We need alternative narratives to tackle extremist discourses and radicalisation, and this is why we have to invest more in culture, writes Stavros Papagianneas.
Stavros Papagianneas is the managing director of StP Communications and author of Rebranding Europe.
We are currently living in the midst of a historic time period in which mistrust and polarisation between societies are rising. Disinformation, fake news, hate speech and intolerance are poisoning our lives. Especially, the nations in the East and South part of the Mediterranean are victims of bloody conflicts.
More than 20 years ago, the European Union set itself a foreign policy ambition for the entire Mediterranean region in the Euro-Med Barcelona Conference in 1995. Since then, we have experienced the terrorist attacks in September 2001, the US interventions in the Middle East and the Arab uprisings that have drastically changed Europe’s policy outlook in the region.
Citizens need alternative narratives to fight extremist discourses, uprising fascism and radicalisation. That is why our societies have to empower young voices by providing platforms for young people to build together more open, inclusive and resilient communities.
Especially in the Euro-med region where war is still there. And that is what the Anna Lindh Foundation is doing. Bringing people together and building a culture based on dialogue and exchange.
Inclusiveness and empathy are paramount. We have to firmly believe in the power of dialogue and culture because this increases our tolerance, makes us freer, enlarges our perspectives, boosts our progress, makes our democracies stronger and gives hope and courage to oppressed people around the world.
During the presentation of the findings of the new report of the Anna Lindh Foundation on 22 November in Rome, Elisabeth Guigou, President of the ALF highlighted how important culture is in finding solutions for the issues of the day, not only in the Euro-Med region but in the world in general.

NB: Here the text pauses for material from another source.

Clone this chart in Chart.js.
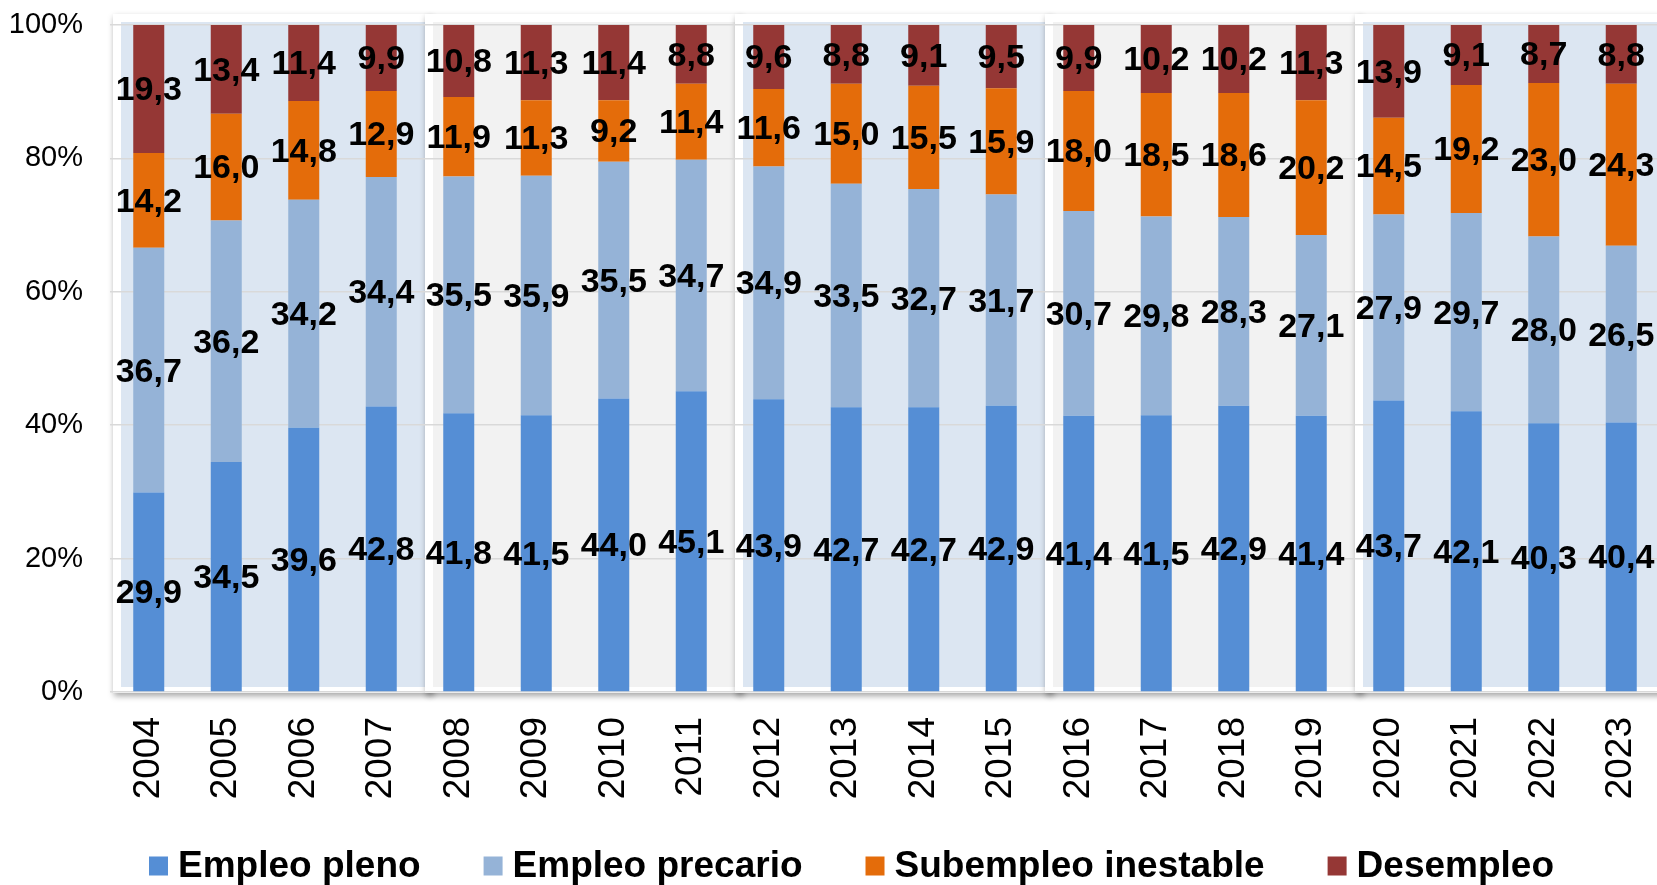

She said that “if we fail to invest in culture now there is a danger that we will all be caught up in a global maelstrom in which cultures would be hijacked for the most retrograde and criminal ends. If on the other hand, we all resolve to meet this challenge head-on, in 25 years the people of both shores of the Mediterranean will form a human and economic community united by their common destiny and capable of making a lasting mark on history. Globalisation would not then breed marginalisation and the frustration and loss of identity this can engender.”
The report revealed that the centrality of intercultural dialogue is pivotal in addressing the issues of the day in the Euro-Med region. The findings of the report on Intercultural Trends and Social Change in the Euro-Mediterranean show that the centrality of intercultural dialogue is pivotal in addressing the issues of the day, from the social impact of the refugee crisis to the root causes of radicalisation and challenging extremist narratives.
More than 13.000 people across 13 countries were interviewed about their expectations, concerns, interests and values. The countries surveyed included eight in the EU (Austria, Croatia, Finland, France, Italy, Poland, Portugal and the Netherlands) and five Southern and Eastern Mediterranean (SEM) countries (Algeria, Israel, Jordan, Palestine and Tunisia).
The report presents evidence of a convergence of aspirations and expectations among societies in the South and in the North of the Mediterranean in terms of great values of aspirations of peace, humanity, openness, sharing, without eliminating cultural differences.
The vast majority of citizens interviewed say that education programmes, multi-cultural classrooms, youth-led initiatives and support to youth participation in public life are key to prevent conflicts in our societies that are becoming more and more diverse.
They also recognise a high level of importance to the organisation of cultural and artistic initiatives, of training in diversity management and prevention of radicalisation, the support of exchanges between people from different parts of the region and the enhancement of media literacy.
Looking at the possibilities for dialogue between the regions, the survey found that interactions are most common in some of the EU countries surveyed. On average, 53% of respondents in the European countries replied that, in the past 12 months, they had talked to or met someone from a SEM country. In the SEM countries, 35% of respondents had talked to, or met with someone from a European country in the same time frame.
The key qualities associated with defining the Mediterranean region are shared history, shared heritage, and shared way of life – especially cuisine. Migration, instability and conflict are also acknowledged as relevant aspects but to a much lesser degree.
Our globalised world is confronted with fundamentalist reactions of local, ethnic and religious groups who feel their identity is threatened. The opening of markets for capital, products and services and the boost in direct foreign investment is not enough.
We need more inclusive and empathetic societies to fight the lack of trust and intolerance. We need alternative narratives to tackle extremist discourses and radicalisation. That is why we have to invest more in culture. Cultural heritage and culture is the cement which binds our societies together.